Iosif Diskin, who heads the civil society committee of Russia's Public Chamber, a Kremlin-backed assembly of NGOs, says there is a long-term logic to what is happening, which includes a huge increase in governmental support for developing Russian civil society.
"Some of the cases are different, but I know that the Russian government has been negotiating with UNICEF since 2009 about changing the model of the relationship," he says. "Russia doesn't need financial support from UNICEF to work with children anymore, but we do need to maintain cooperation, especially in places like former Soviet Central Asia where we are nowadays sending Russian aid."
But he says he was surprised by the suddenness of USAID's withdrawal from Russia.
"We were cooperating with USAID, and were told just a few months ago that there was no problem," Mr.
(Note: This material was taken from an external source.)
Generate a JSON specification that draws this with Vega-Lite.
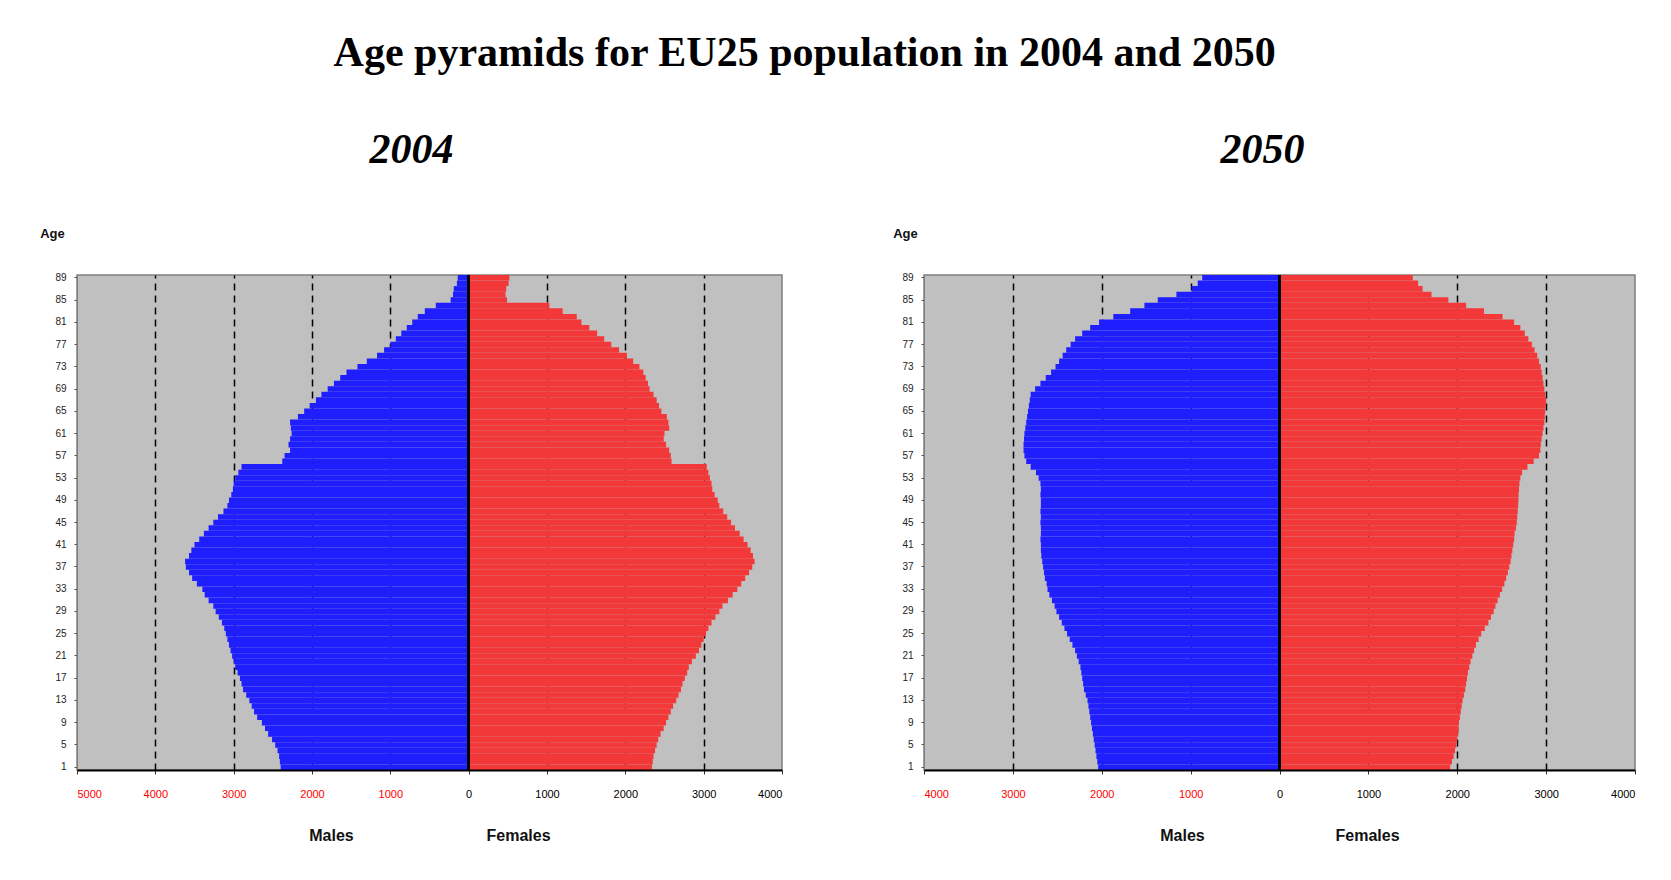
{
  "$schema": "https://vega.github.io/schema/vega-lite/v6.json",
  "background": "white",
  "padding": {"left": 38, "top": 32, "right": 30, "bottom": 30},
  "title": {"text": "Age pyramids for EU25 population in 2004 and 2050", "font": "Liberation Serif", "fontSize": 42, "fontWeight": "bold", "color": "black", "anchor": "middle", "offset": 53, "dx": -33},
  "datasets": {
    "y2004": [
      {"age":1,"male":-2400,"female":2340},{"age":2,"male":-2410,"female":2350},{"age":3,"male":-2420,"female":2360},{"age":4,"male":-2440,"female":2380},{"age":5,"male":-2470,"female":2400},
      {"age":6,"male":-2510,"female":2420},{"age":7,"male":-2560,"female":2450},{"age":8,"male":-2600,"female":2490},{"age":9,"male":-2640,"female":2520},{"age":10,"male":-2700,"female":2550},
      {"age":11,"male":-2740,"female":2580},{"age":12,"male":-2770,"female":2610},{"age":13,"male":-2800,"female":2650},{"age":14,"male":-2840,"female":2680},{"age":15,"male":-2880,"female":2710},
      {"age":16,"male":-2900,"female":2730},{"age":17,"male":-2920,"female":2760},{"age":18,"male":-2950,"female":2790},{"age":19,"male":-2980,"female":2810},{"age":20,"male":-3000,"female":2850},
      {"age":21,"male":-3020,"female":2900},{"age":22,"male":-3040,"female":2940},{"age":23,"male":-3060,"female":2970},{"age":24,"male":-3080,"female":3000},{"age":25,"male":-3100,"female":3030},
      {"age":26,"male":-3120,"female":3060},{"age":27,"male":-3150,"female":3100},{"age":28,"male":-3190,"female":3150},{"age":29,"male":-3230,"female":3200},{"age":30,"male":-3260,"female":3240},
      {"age":31,"male":-3320,"female":3310},{"age":32,"male":-3370,"female":3370},{"age":33,"male":-3400,"female":3430},{"age":34,"male":-3470,"female":3480},{"age":35,"male":-3530,"female":3530},
      {"age":36,"male":-3570,"female":3580},{"age":37,"male":-3610,"female":3620},{"age":38,"male":-3620,"female":3650},{"age":39,"male":-3570,"female":3630},{"age":40,"male":-3540,"female":3600},
      {"age":41,"male":-3500,"female":3560},{"age":42,"male":-3440,"female":3510},{"age":43,"male":-3380,"female":3460},{"age":44,"male":-3320,"female":3400},{"age":45,"male":-3260,"female":3350},
      {"age":46,"male":-3200,"female":3300},{"age":47,"male":-3130,"female":3250},{"age":48,"male":-3080,"female":3200},{"age":49,"male":-3060,"female":3180},{"age":50,"male":-3030,"female":3140},
      {"age":51,"male":-3010,"female":3110},{"age":52,"male":-3000,"female":3100},{"age":53,"male":-2980,"female":3080},{"age":54,"male":-2940,"female":3060},{"age":55,"male":-2900,"female":3040},
      {"age":56,"male":-2380,"female":2590},{"age":57,"male":-2350,"female":2580},{"age":58,"male":-2280,"female":2560},{"age":59,"male":-2300,"female":2520},{"age":60,"male":-2280,"female":2490},
      {"age":61,"male":-2260,"female":2500},{"age":62,"male":-2270,"female":2560},{"age":63,"male":-2280,"female":2550},{"age":64,"male":-2180,"female":2530},{"age":65,"male":-2100,"female":2460},
      {"age":66,"male":-2030,"female":2430},{"age":67,"male":-1950,"female":2400},{"age":68,"male":-1880,"female":2360},{"age":69,"male":-1800,"female":2310},{"age":70,"male":-1720,"female":2290},
      {"age":71,"male":-1640,"female":2260},{"age":72,"male":-1560,"female":2230},{"age":73,"male":-1420,"female":2180},{"age":74,"male":-1300,"female":2100},{"age":75,"male":-1170,"female":2020},
      {"age":76,"male":-1080,"female":1920},{"age":77,"male":-1000,"female":1820},{"age":78,"male":-930,"female":1730},{"age":79,"male":-860,"female":1640},{"age":80,"male":-790,"female":1540},
      {"age":81,"male":-720,"female":1440},{"age":82,"male":-650,"female":1380},{"age":83,"male":-560,"female":1200},{"age":84,"male":-420,"female":1030},{"age":85,"male":-230,"female":490},
      {"age":86,"male":-200,"female":470},{"age":87,"male":-190,"female":480},{"age":88,"male":-150,"female":510},{"age":89,"male":-140,"female":520}
    ],
    "y2050": [
      {"age":1,"male":-2040,"female":1920},{"age":2,"male":-2050,"female":1940},{"age":3,"male":-2060,"female":1960},{"age":4,"male":-2070,"female":1975},{"age":5,"male":-2080,"female":1990},
      {"age":6,"male":-2090,"female":2000},{"age":7,"male":-2100,"female":2010},{"age":8,"male":-2110,"female":2015},{"age":9,"male":-2120,"female":2020},{"age":10,"male":-2130,"female":2030},
      {"age":11,"male":-2140,"female":2040},{"age":12,"male":-2150,"female":2050},{"age":13,"male":-2160,"female":2060},{"age":14,"male":-2180,"female":2075},{"age":15,"male":-2200,"female":2090},
      {"age":16,"male":-2210,"female":2100},{"age":17,"male":-2220,"female":2110},{"age":18,"male":-2230,"female":2120},{"age":19,"male":-2240,"female":2135},{"age":20,"male":-2260,"female":2150},
      {"age":21,"male":-2280,"female":2170},{"age":22,"male":-2300,"female":2190},{"age":23,"male":-2330,"female":2210},{"age":24,"male":-2360,"female":2240},{"age":25,"male":-2390,"female":2270},
      {"age":26,"male":-2420,"female":2310},{"age":27,"male":-2450,"female":2350},{"age":28,"male":-2480,"female":2380},{"age":29,"male":-2510,"female":2410},{"age":30,"male":-2530,"female":2430},
      {"age":31,"male":-2560,"female":2455},{"age":32,"male":-2590,"female":2480},{"age":33,"male":-2610,"female":2505},{"age":34,"male":-2620,"female":2530},{"age":35,"male":-2640,"female":2550},
      {"age":36,"male":-2650,"female":2570},{"age":37,"male":-2660,"female":2585},{"age":38,"male":-2670,"female":2600},{"age":39,"male":-2680,"female":2610},{"age":40,"male":-2685,"female":2620},
      {"age":41,"male":-2685,"female":2630},{"age":42,"male":-2690,"female":2640},{"age":43,"male":-2685,"female":2645},{"age":44,"male":-2685,"female":2660},{"age":45,"male":-2690,"female":2670},
      {"age":46,"male":-2685,"female":2675},{"age":47,"male":-2690,"female":2680},{"age":48,"male":-2685,"female":2685},{"age":49,"male":-2685,"female":2688},{"age":50,"male":-2690,"female":2690},
      {"age":51,"male":-2685,"female":2695},{"age":52,"male":-2690,"female":2700},{"age":53,"male":-2710,"female":2710},{"age":54,"male":-2740,"female":2730},{"age":55,"male":-2800,"female":2790},
      {"age":56,"male":-2850,"female":2860},{"age":57,"male":-2870,"female":2920},{"age":58,"male":-2880,"female":2935},{"age":59,"male":-2880,"female":2940},{"age":60,"male":-2875,"female":2950},
      {"age":61,"male":-2870,"female":2960},{"age":62,"male":-2860,"female":2970},{"age":63,"male":-2850,"female":2980},{"age":64,"male":-2840,"female":2985},{"age":65,"male":-2830,"female":2990},
      {"age":66,"male":-2820,"female":2995},{"age":67,"male":-2810,"female":3000},{"age":68,"male":-2800,"female":2990},{"age":69,"male":-2750,"female":2980},{"age":70,"male":-2690,"female":2970},
      {"age":71,"male":-2630,"female":2960},{"age":72,"male":-2570,"female":2950},{"age":73,"male":-2520,"female":2940},{"age":74,"male":-2480,"female":2920},{"age":75,"male":-2440,"female":2900},
      {"age":76,"male":-2400,"female":2870},{"age":77,"male":-2350,"female":2840},{"age":78,"male":-2300,"female":2800},{"age":79,"male":-2220,"female":2760},{"age":80,"male":-2130,"female":2710},
      {"age":81,"male":-2030,"female":2640},{"age":82,"male":-1870,"female":2510},{"age":83,"male":-1680,"female":2300},{"age":84,"male":-1520,"female":2100},{"age":85,"male":-1370,"female":1900},
      {"age":86,"male":-1160,"female":1710},{"age":87,"male":-990,"female":1610},{"age":88,"male":-920,"female":1560},{"age":89,"male":-870,"female":1500}
    ]
  },
  "spacing": 142,
  "bounds": "flush",
  "hconcat": [
    {
      "title": {"text": "2004", "font": "Liberation Serif", "fontSize": 42, "fontWeight": "bold", "fontStyle": "italic", "color": "black", "offset": 55, "dx": -18},
      "width": 705,
      "height": 495,
      "data": {"name": "y2004"},
      "layer": [
        {
          "mark": {"type": "bar", "color": "#1e1eff"},
          "encoding": {
            "y": {"field": "age", "type": "ordinal", "sort": "descending", "scale": {"paddingInner": 0, "paddingOuter": 0},
              "axis": {"values": [1,5,9,13,17,21,25,29,33,37,41,45,49,53,57,61,65,69,73,77,81,85,89], "title": "Age", "titleAngle": 0, "titleX": -25, "titleY": -42, "titleAlign": "center", "titleBaseline": "middle", "titleFontSize": 13, "titleFontWeight": "bold", "labelFontSize": 10, "labelColor": "#222222", "tickSize": 3, "tickColor": "#555555", "domainColor": "#7f7f7f", "labelPadding": 8, "grid": false}},
            "x": {"field": "male", "type": "quantitative", "scale": {"domain": [-5000, 4000], "nice": false},
              "axis": {"values": [-5000,-4000,-3000,-2000,-1000,0,1000,2000,3000,4000], "labelExpr": "abs(datum.value)", "labelColor": {"condition": {"test": "datum.value < 0", "value": "#ff0000"}, "value": "#000000"}, "labelFontSize": 11, "labelPadding": 14, "tickSize": 4, "tickColor": "#333333", "domain": false, "grid": true, "gridDash": [7, 5], "gridColor": "#000000", "gridWidth": 1.5, "gridOpacity": {"condition": {"test": "datum.value == 0 || datum.value == -5000 || datum.value == 4000", "value": 0}, "value": 1}, "title": "Males", "titleX": 254, "titleY": 65, "titleAlign": "center", "titleBaseline": "middle", "titleFontSize": 16, "titleFontWeight": "bold"}}
          }
        },
        {
          "mark": {"type": "bar", "color": "#f23838"},
          "encoding": {
            "y": {"field": "age", "type": "ordinal", "sort": "descending", "scale": {"paddingInner": 0, "paddingOuter": 0},
              "axis": {"values": [1,5,9,13,17,21,25,29,33,37,41,45,49,53,57,61,65,69,73,77,81,85,89], "title": "Age", "titleAngle": 0, "titleX": -25, "titleY": -42, "titleAlign": "center", "titleBaseline": "middle", "titleFontSize": 13, "titleFontWeight": "bold", "labelFontSize": 10, "labelColor": "#222222", "tickSize": 3, "tickColor": "#555555", "domainColor": "#7f7f7f", "labelPadding": 8, "grid": false}},
            "x": {"field": "female", "type": "quantitative", "scale": {"domain": [-5000, 4000], "nice": false},
              "axis": {"orient": "bottom", "labels": false, "ticks": false, "grid": false, "domain": true, "domainColor": "#000000", "domainWidth": 2, "zindex": 1, "title": "Females", "titleX": 441, "titleY": 65, "titleAlign": "center", "titleBaseline": "middle", "titleFontSize": 16, "titleFontWeight": "bold"}}
          }
        },
        {
          "mark": {"type": "rule", "color": "#000000", "strokeWidth": 2},
          "encoding": {"x": {"datum": 0, "type": "quantitative", "scale": {"domain": [-5000, 4000], "nice": false}, "axis": null}}
        }
      ],
      "resolve": {"scale": {"x": "independent"}, "axis": {"x": "independent"}}
    },
    {
      "title": {"text": "2050", "font": "Liberation Serif", "fontSize": 42, "fontWeight": "bold", "fontStyle": "italic", "color": "black", "offset": 55, "dx": -17},
      "width": 711,
      "height": 495,
      "data": {"name": "y2050"},
      "layer": [
        {
          "mark": {"type": "bar", "color": "#1e1eff"},
          "encoding": {
            "y": {"field": "age", "type": "ordinal", "sort": "descending", "scale": {"paddingInner": 0, "paddingOuter": 0},
              "axis": {"values": [1,5,9,13,17,21,25,29,33,37,41,45,49,53,57,61,65,69,73,77,81,85,89], "title": "Age", "titleAngle": 0, "titleX": -19, "titleY": -42, "titleAlign": "center", "titleBaseline": "middle", "titleFontSize": 13, "titleFontWeight": "bold", "labelFontSize": 10, "labelColor": "#222222", "tickSize": 3, "tickColor": "#555555", "domainColor": "#7f7f7f", "labelPadding": 8, "grid": false}},
            "x": {"field": "male", "type": "quantitative", "scale": {"domain": [-4000, 4000], "nice": false},
              "axis": {"values": [-4000,-3000,-2000,-1000,0,1000,2000,3000,4000], "labelExpr": "abs(datum.value)", "labelColor": {"condition": {"test": "datum.value < 0", "value": "#ff0000"}, "value": "#000000"}, "labelFontSize": 11, "labelPadding": 14, "tickSize": 4, "tickColor": "#333333", "domain": false, "grid": true, "gridDash": [7, 5], "gridColor": "#000000", "gridWidth": 1.5, "gridOpacity": {"condition": {"test": "datum.value == 0 || datum.value == -4000 || datum.value == 4000", "value": 0}, "value": 1}, "title": "Males", "titleX": 258, "titleY": 65, "titleAlign": "center", "titleBaseline": "middle", "titleFontSize": 16, "titleFontWeight": "bold"}}
          }
        },
        {
          "mark": {"type": "bar", "color": "#f23838"},
          "encoding": {
            "y": {"field": "age", "type": "ordinal", "sort": "descending", "scale": {"paddingInner": 0, "paddingOuter": 0},
              "axis": {"values": [1,5,9,13,17,21,25,29,33,37,41,45,49,53,57,61,65,69,73,77,81,85,89], "title": "Age", "titleAngle": 0, "titleX": -19, "titleY": -42, "titleAlign": "center", "titleBaseline": "middle", "titleFontSize": 13, "titleFontWeight": "bold", "labelFontSize": 10, "labelColor": "#222222", "tickSize": 3, "tickColor": "#555555", "domainColor": "#7f7f7f", "labelPadding": 8, "grid": false}},
            "x": {"field": "female", "type": "quantitative", "scale": {"domain": [-4000, 4000], "nice": false},
              "axis": {"orient": "bottom", "labels": false, "ticks": false, "grid": false, "domain": true, "domainColor": "#000000", "domainWidth": 2, "zindex": 1, "title": "Females", "titleX": 443, "titleY": 65, "titleAlign": "center", "titleBaseline": "middle", "titleFontSize": 16, "titleFontWeight": "bold"}}
          }
        },
        {
          "mark": {"type": "rule", "color": "#000000", "strokeWidth": 2},
          "encoding": {"x": {"datum": 0, "type": "quantitative", "scale": {"domain": [-4000, 4000], "nice": false}, "axis": null}}
        }
      ],
      "resolve": {"scale": {"x": "independent"}, "axis": {"x": "independent"}}
    }
  ],
  "config": {
    "view": {"fill": "#c0c0c0", "stroke": "#7f7f7f", "strokeWidth": 1.5},
    "axis": {"labelFont": "Liberation Sans", "titleFont": "Liberation Sans", "titleColor": "#111111"},
    "title": {"font": "Liberation Serif"}
  }
}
Diskin says.
The bottom line, he says, is that Russian authorities are dividing non-political civil society – such as sports, cultural, and community groups – from those few that engage in "political activities" that bring them into friction with the state.
For the non-political ones, the Kremlin is tripling official funding next year to 3 billion rubles (about $100 million), he adds.
Lyudmila Alexeyeva, a veteran human rights campaigner and head of the Moscow Helsinki Group, Russia's oldest human rights watchdog, says the Kremlin's main goal is to shut down independent activity and limit the funding options for all Russian civil society organizations to officially approved sources.
"Russia can't afford to finance all the projects that US foundations have helped, but that doesn't matter to our authorities," she says. "They're ready to leave humanitarian projects unfunded, if it helps achieve their purpose of silencing independent groups that get in their way."